I wonder if Taban or McKenzie will run one day so fast? I wonder if their posture will be naturally good, one day? I wonder if they will walk as smoothly as their daddy did? I hope I get to see, to know.
Tommy was very good with numbers... I wonder if his children might be, also? Tommy was very interested in the world news, what went on, what could happen. He, Skip and I constantly talked about what was going on in the world.
What was in Tommy's mind as he drove, looking straight ahead? I see what looks like his little remote control for his sirius radio up on the sun visor.
I see trees in the rear view mirror... I 'think' I have Tommy's black cap that is on his head in the photo.... I can't remember. I'm not ready... to look in his chest... yet. I ... just can't do it yet.
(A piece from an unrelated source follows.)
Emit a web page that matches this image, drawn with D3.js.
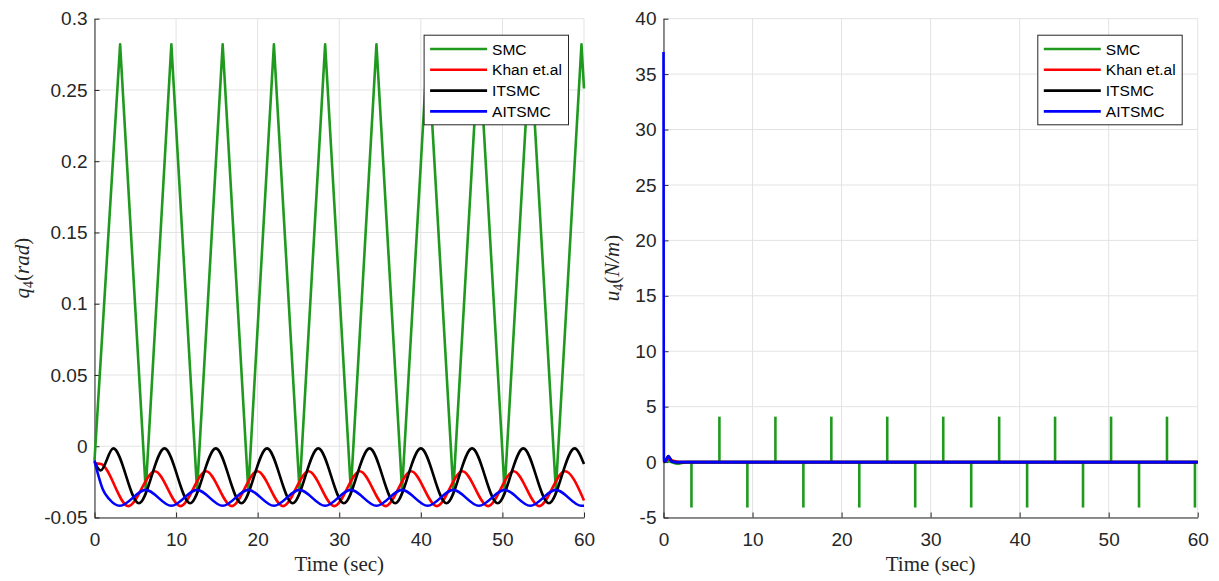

I think his wife gave it to me.
This is the black cap that she recognized when someone stepped away from Tommy on the sand ..down below. She was up on the balcony watching, thinking people were ... building a sand castle. She saw Tommy's black cap, instantly 'knew' something bad had happened. She was running to get down there.
Tommy's black hat... laying on that white sand....close by where everyone was working on his body to make him 'come back'.
The stranger who called our house phone... had called the last number Tommy had called............. our number was the last number he called... I sit here thinking about that ... last number Tommy called....
I answered the phone... I knew it was Tommy... the caller ID on the house phone said so. I was smiling as I answered it... he said he'd call back.
The day my world changed forever... I lost my only child, my son... Tommy.
Lately, it seems this photo keeps 'popping up' to grab my attention. I'm not certain as to ...why? I sit and study it ...to 'see'... if there's something there... to comfort me, something that I've missed.
I wonder if his wife took this photo as they drove to Myrtle Beach? Or one of the children? They were in there, also. I'm so thankful to ... whoever... took it. This photo means the world to me.